**PROBLEM TO WORK ON**
Leaving the pictures aside, transcribe every line below exactly.
▽
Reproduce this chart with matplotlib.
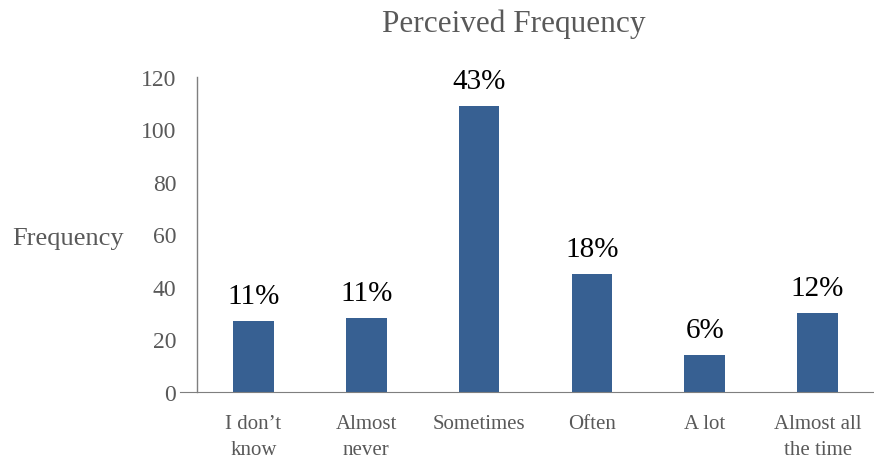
import matplotlib
matplotlib.use("Agg")
import matplotlib.pyplot as plt

categories = ["I don\u2019t\nknow", "Almost\nnever", "Sometimes", "Often", "A lot", "Almost all\nthe time"]
counts = [27, 28, 109, 45, 14, 30]
percents = ["11%", "11%", "43%", "18%", "6%", "12%"]
yticks = [0, 20, 40, 60, 80, 100, 120]

plt.rcParams["font.family"] = ["Liberation Serif", "DejaVu Serif"]
grey = "#595959"

fig = plt.figure(figsize=(8.74, 4.64), dpi=100)
ax = fig.add_axes([0.2254, 0.153, 0.7746, 0.679])

x = list(range(len(categories)))
bars = ax.bar(x, counts, width=0.36, color="#376092")

for xi, c, p in zip(x, counts, percents):
    ax.annotate(p, (xi, c), xytext=(0, 18), textcoords="offset points",
                ha="center", va="center", fontsize=21, color="black")

ax.set_xlim(-0.5, 5.5)
ax.set_ylim(0, 120)
ax.set_yticks(yticks)
ax.set_xticks(x)
ax.set_xticklabels(categories, fontsize=15, color=grey, linespacing=1.45)
ax.tick_params(axis="y", length=0, pad=15, labelsize=17, labelcolor=grey)
ax.tick_params(axis="x", length=0, pad=16)

for s in ["top", "right"]:
    ax.spines[s].set_visible(False)
ax.spines["left"].set_color("#7f7f7f")
ax.spines["bottom"].set_color("#7f7f7f")
ax.spines["bottom"].set_bounds(-0.65, 5.5)
ax.spines["left"].set_linewidth(1.0)

ax.set_ylabel("Frequency", rotation=0, fontsize=19, color=grey, ha="center", va="center")
ax.yaxis.set_label_coords(-0.19, 0.49)
fig.text(0.588, 0.948, "Perceived Frequency", ha="center", va="center", fontsize=22.5, color=grey)

fig.savefig("out.png", dpi=100)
△
**RESPONSE TO THE EXERCISE**
Reproduce this chart with matplotlib.
import matplotlib
matplotlib.use("Agg")
import matplotlib.pyplot as plt

categories = ["I don\u2019t\nknow", "Almost\nnever", "Sometimes", "Often", "A lot", "Almost all\nthe time"]
counts = [27, 28, 109, 45, 14, 30]
percents = ["11%", "11%", "43%", "18%", "6%", "12%"]
yticks = [0, 20, 40, 60, 80, 100, 120]

plt.rcParams["font.family"] = ["Liberation Serif", "DejaVu Serif"]
grey = "#595959"

fig = plt.figure(figsize=(8.74, 4.64), dpi=100)
ax = fig.add_axes([0.2254, 0.153, 0.7746, 0.679])

x = list(range(len(categories)))
bars = ax.bar(x, counts, width=0.36, color="#376092")

for xi, c, p in zip(x, counts, percents):
    ax.annotate(p, (xi, c), xytext=(0, 18), textcoords="offset points",
                ha="center", va="center", fontsize=21, color="black")

ax.set_xlim(-0.5, 5.5)
ax.set_ylim(0, 120)
ax.set_yticks(yticks)
ax.set_xticks(x)
ax.set_xticklabels(categories, fontsize=15, color=grey, linespacing=1.45)
ax.tick_params(axis="y", length=0, pad=15, labelsize=17, labelcolor=grey)
ax.tick_params(axis="x", length=0, pad=16)

for s in ["top", "right"]:
    ax.spines[s].set_visible(False)
ax.spines["left"].set_color("#7f7f7f")
ax.spines["bottom"].set_color("#7f7f7f")
ax.spines["bottom"].set_bounds(-0.65, 5.5)
ax.spines["left"].set_linewidth(1.0)

ax.set_ylabel("Frequency", rotation=0, fontsize=19, color=grey, ha="center", va="center")
ax.yaxis.set_label_coords(-0.19, 0.49)
fig.text(0.588, 0.948, "Perceived Frequency", ha="center", va="center", fontsize=22.5, color=grey)

fig.savefig("out.png", dpi=100)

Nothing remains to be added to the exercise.